** PROBLEM STATEMENT **
Restate the full set of records exactly, without adding or dropping a word.

##### DATASET ENTRIES #####

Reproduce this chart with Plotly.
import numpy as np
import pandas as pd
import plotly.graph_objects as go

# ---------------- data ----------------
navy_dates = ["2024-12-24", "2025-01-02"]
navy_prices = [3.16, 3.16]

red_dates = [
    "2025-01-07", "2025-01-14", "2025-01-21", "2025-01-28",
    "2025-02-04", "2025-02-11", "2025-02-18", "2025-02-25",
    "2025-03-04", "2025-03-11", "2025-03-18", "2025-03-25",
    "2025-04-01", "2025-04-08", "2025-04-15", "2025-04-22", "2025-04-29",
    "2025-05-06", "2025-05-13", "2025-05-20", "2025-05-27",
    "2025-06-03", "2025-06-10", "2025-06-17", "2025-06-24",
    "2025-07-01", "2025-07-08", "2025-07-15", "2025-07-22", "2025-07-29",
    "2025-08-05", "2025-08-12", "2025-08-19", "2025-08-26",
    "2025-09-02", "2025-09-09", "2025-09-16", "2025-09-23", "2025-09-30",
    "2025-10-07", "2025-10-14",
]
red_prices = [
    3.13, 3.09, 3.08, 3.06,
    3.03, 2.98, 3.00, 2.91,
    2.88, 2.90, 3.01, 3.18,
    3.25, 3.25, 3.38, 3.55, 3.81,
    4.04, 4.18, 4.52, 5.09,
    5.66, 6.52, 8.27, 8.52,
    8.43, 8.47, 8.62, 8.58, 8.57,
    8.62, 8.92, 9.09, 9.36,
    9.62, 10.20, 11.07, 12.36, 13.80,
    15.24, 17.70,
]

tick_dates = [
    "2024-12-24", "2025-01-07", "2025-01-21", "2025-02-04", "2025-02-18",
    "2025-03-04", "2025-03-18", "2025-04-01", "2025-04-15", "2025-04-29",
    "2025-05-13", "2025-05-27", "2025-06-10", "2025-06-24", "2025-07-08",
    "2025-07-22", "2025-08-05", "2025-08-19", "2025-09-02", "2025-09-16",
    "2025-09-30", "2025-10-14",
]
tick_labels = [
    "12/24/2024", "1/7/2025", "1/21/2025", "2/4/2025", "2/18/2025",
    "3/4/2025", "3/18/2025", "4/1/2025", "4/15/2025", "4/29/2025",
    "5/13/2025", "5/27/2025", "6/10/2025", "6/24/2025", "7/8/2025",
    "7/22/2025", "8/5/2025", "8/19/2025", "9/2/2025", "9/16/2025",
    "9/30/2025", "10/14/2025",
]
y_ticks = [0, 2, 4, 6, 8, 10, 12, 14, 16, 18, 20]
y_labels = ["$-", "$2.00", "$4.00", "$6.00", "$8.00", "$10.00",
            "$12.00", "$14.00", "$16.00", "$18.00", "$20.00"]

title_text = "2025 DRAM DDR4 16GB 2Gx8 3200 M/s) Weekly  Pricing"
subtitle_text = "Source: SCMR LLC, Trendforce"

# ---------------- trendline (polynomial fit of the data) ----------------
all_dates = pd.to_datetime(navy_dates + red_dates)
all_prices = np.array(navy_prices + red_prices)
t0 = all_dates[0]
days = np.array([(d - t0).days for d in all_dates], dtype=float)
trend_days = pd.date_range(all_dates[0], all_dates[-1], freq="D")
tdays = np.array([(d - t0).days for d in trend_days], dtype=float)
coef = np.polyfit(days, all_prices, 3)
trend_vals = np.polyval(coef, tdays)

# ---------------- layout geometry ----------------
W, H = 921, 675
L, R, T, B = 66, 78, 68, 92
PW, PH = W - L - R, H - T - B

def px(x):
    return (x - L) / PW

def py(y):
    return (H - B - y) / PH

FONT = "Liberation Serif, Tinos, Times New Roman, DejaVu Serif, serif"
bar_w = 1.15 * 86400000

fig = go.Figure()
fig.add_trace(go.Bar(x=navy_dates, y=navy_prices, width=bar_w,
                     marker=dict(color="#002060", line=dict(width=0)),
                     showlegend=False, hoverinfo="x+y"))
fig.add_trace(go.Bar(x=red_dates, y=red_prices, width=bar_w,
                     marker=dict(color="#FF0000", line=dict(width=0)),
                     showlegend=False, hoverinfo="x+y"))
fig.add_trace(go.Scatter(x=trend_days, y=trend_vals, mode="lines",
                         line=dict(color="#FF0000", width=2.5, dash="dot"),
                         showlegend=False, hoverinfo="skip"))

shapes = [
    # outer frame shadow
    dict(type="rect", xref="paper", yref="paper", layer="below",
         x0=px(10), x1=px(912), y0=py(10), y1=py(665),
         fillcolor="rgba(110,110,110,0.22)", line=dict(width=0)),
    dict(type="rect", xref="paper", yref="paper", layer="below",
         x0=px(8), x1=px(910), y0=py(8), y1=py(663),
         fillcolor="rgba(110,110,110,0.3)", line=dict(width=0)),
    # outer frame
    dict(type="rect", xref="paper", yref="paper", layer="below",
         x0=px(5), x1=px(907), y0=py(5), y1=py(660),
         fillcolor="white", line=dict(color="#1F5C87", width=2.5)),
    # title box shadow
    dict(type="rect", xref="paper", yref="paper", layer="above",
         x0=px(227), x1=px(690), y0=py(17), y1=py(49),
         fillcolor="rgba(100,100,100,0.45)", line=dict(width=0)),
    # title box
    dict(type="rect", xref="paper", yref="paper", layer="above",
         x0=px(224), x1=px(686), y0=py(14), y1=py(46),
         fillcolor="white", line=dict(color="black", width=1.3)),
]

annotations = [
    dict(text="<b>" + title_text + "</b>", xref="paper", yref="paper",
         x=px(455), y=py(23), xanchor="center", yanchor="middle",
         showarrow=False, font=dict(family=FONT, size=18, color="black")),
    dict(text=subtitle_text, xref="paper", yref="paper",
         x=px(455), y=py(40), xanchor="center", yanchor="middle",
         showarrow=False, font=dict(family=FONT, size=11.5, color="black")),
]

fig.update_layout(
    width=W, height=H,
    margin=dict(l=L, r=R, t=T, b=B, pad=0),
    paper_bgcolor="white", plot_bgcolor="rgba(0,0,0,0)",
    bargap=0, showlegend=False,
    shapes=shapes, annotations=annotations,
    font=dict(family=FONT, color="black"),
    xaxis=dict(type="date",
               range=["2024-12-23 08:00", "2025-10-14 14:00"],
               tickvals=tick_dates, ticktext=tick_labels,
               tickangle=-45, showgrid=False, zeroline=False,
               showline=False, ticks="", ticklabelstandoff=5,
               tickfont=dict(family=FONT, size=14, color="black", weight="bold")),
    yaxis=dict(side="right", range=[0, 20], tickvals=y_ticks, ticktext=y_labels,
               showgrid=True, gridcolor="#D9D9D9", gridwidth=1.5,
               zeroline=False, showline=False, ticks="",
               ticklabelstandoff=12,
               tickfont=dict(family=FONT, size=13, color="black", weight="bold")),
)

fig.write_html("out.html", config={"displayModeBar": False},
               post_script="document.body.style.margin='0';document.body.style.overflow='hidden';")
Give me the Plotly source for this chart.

#####

** RESULT OF THIS TASK **
Reproduce this chart with Plotly.
import numpy as np
import pandas as pd
import plotly.graph_objects as go

# ---------------- data ----------------
navy_dates = ["2024-12-24", "2025-01-02"]
navy_prices = [3.16, 3.16]

red_dates = [
    "2025-01-07", "2025-01-14", "2025-01-21", "2025-01-28",
    "2025-02-04", "2025-02-11", "2025-02-18", "2025-02-25",
    "2025-03-04", "2025-03-11", "2025-03-18", "2025-03-25",
    "2025-04-01", "2025-04-08", "2025-04-15", "2025-04-22", "2025-04-29",
    "2025-05-06", "2025-05-13", "2025-05-20", "2025-05-27",
    "2025-06-03", "2025-06-10", "2025-06-17", "2025-06-24",
    "2025-07-01", "2025-07-08", "2025-07-15", "2025-07-22", "2025-07-29",
    "2025-08-05", "2025-08-12", "2025-08-19", "2025-08-26",
    "2025-09-02", "2025-09-09", "2025-09-16", "2025-09-23", "2025-09-30",
    "2025-10-07", "2025-10-14",
]
red_prices = [
    3.13, 3.09, 3.08, 3.06,
    3.03, 2.98, 3.00, 2.91,
    2.88, 2.90, 3.01, 3.18,
    3.25, 3.25, 3.38, 3.55, 3.81,
    4.04, 4.18, 4.52, 5.09,
    5.66, 6.52, 8.27, 8.52,
    8.43, 8.47, 8.62, 8.58, 8.57,
    8.62, 8.92, 9.09, 9.36,
    9.62, 10.20, 11.07, 12.36, 13.80,
    15.24, 17.70,
]

tick_dates = [
    "2024-12-24", "2025-01-07", "2025-01-21", "2025-02-04", "2025-02-18",
    "2025-03-04", "2025-03-18", "2025-04-01", "2025-04-15", "2025-04-29",
    "2025-05-13", "2025-05-27", "2025-06-10", "2025-06-24", "2025-07-08",
    "2025-07-22", "2025-08-05", "2025-08-19", "2025-09-02", "2025-09-16",
    "2025-09-30", "2025-10-14",
]
tick_labels = [
    "12/24/2024", "1/7/2025", "1/21/2025", "2/4/2025", "2/18/2025",
    "3/4/2025", "3/18/2025", "4/1/2025", "4/15/2025", "4/29/2025",
    "5/13/2025", "5/27/2025", "6/10/2025", "6/24/2025", "7/8/2025",
    "7/22/2025", "8/5/2025", "8/19/2025", "9/2/2025", "9/16/2025",
    "9/30/2025", "10/14/2025",
]
y_ticks = [0, 2, 4, 6, 8, 10, 12, 14, 16, 18, 20]
y_labels = ["$-", "$2.00", "$4.00", "$6.00", "$8.00", "$10.00",
            "$12.00", "$14.00", "$16.00", "$18.00", "$20.00"]

title_text = "2025 DRAM DDR4 16GB 2Gx8 3200 M/s) Weekly  Pricing"
subtitle_text = "Source: SCMR LLC, Trendforce"

# ---------------- trendline (polynomial fit of the data) ----------------
all_dates = pd.to_datetime(navy_dates + red_dates)
all_prices = np.array(navy_prices + red_prices)
t0 = all_dates[0]
days = np.array([(d - t0).days for d in all_dates], dtype=float)
trend_days = pd.date_range(all_dates[0], all_dates[-1], freq="D")
tdays = np.array([(d - t0).days for d in trend_days], dtype=float)
coef = np.polyfit(days, all_prices, 3)
trend_vals = np.polyval(coef, tdays)

# ---------------- layout geometry ----------------
W, H = 921, 675
L, R, T, B = 66, 78, 68, 92
PW, PH = W - L - R, H - T - B

def px(x):
    return (x - L) / PW

def py(y):
    return (H - B - y) / PH

FONT = "Liberation Serif, Tinos, Times New Roman, DejaVu Serif, serif"
bar_w = 1.15 * 86400000

fig = go.Figure()
fig.add_trace(go.Bar(x=navy_dates, y=navy_prices, width=bar_w,
                     marker=dict(color="#002060", line=dict(width=0)),
                     showlegend=False, hoverinfo="x+y"))
fig.add_trace(go.Bar(x=red_dates, y=red_prices, width=bar_w,
                     marker=dict(color="#FF0000", line=dict(width=0)),
                     showlegend=False, hoverinfo="x+y"))
fig.add_trace(go.Scatter(x=trend_days, y=trend_vals, mode="lines",
                         line=dict(color="#FF0000", width=2.5, dash="dot"),
                         showlegend=False, hoverinfo="skip"))

shapes = [
    # outer frame shadow
    dict(type="rect", xref="paper", yref="paper", layer="below",
         x0=px(10), x1=px(912), y0=py(10), y1=py(665),
         fillcolor="rgba(110,110,110,0.22)", line=dict(width=0)),
    dict(type="rect", xref="paper", yref="paper", layer="below",
         x0=px(8), x1=px(910), y0=py(8), y1=py(663),
         fillcolor="rgba(110,110,110,0.3)", line=dict(width=0)),
    # outer frame
    dict(type="rect", xref="paper", yref="paper", layer="below",
         x0=px(5), x1=px(907), y0=py(5), y1=py(660),
         fillcolor="white", line=dict(color="#1F5C87", width=2.5)),
    # title box shadow
    dict(type="rect", xref="paper", yref="paper", layer="above",
         x0=px(227), x1=px(690), y0=py(17), y1=py(49),
         fillcolor="rgba(100,100,100,0.45)", line=dict(width=0)),
    # title box
    dict(type="rect", xref="paper", yref="paper", layer="above",
         x0=px(224), x1=px(686), y0=py(14), y1=py(46),
         fillcolor="white", line=dict(color="black", width=1.3)),
]

annotations = [
    dict(text="<b>" + title_text + "</b>", xref="paper", yref="paper",
         x=px(455), y=py(23), xanchor="center", yanchor="middle",
         showarrow=False, font=dict(family=FONT, size=18, color="black")),
    dict(text=subtitle_text, xref="paper", yref="paper",
         x=px(455), y=py(40), xanchor="center", yanchor="middle",
         showarrow=False, font=dict(family=FONT, size=11.5, color="black")),
]

fig.update_layout(
    width=W, height=H,
    margin=dict(l=L, r=R, t=T, b=B, pad=0),
    paper_bgcolor="white", plot_bgcolor="rgba(0,0,0,0)",
    bargap=0, showlegend=False,
    shapes=shapes, annotations=annotations,
    font=dict(family=FONT, color="black"),
    xaxis=dict(type="date",
               range=["2024-12-23 08:00", "2025-10-14 14:00"],
               tickvals=tick_dates, ticktext=tick_labels,
               tickangle=-45, showgrid=False, zeroline=False,
               showline=False, ticks="", ticklabelstandoff=5,
               tickfont=dict(family=FONT, size=14, color="black", weight="bold")),
    yaxis=dict(side="right", range=[0, 20], tickvals=y_ticks, ticktext=y_labels,
               showgrid=True, gridcolor="#D9D9D9", gridwidth=1.5,
               zeroline=False, showline=False, ticks="",
               ticklabelstandoff=12,
               tickfont=dict(family=FONT, size=13, color="black", weight="bold")),
)

fig.write_html("out.html", config={"displayModeBar": False},
               post_script="document.body.style.margin='0';document.body.style.overflow='hidden';")
Give me the Plotly source for this chart.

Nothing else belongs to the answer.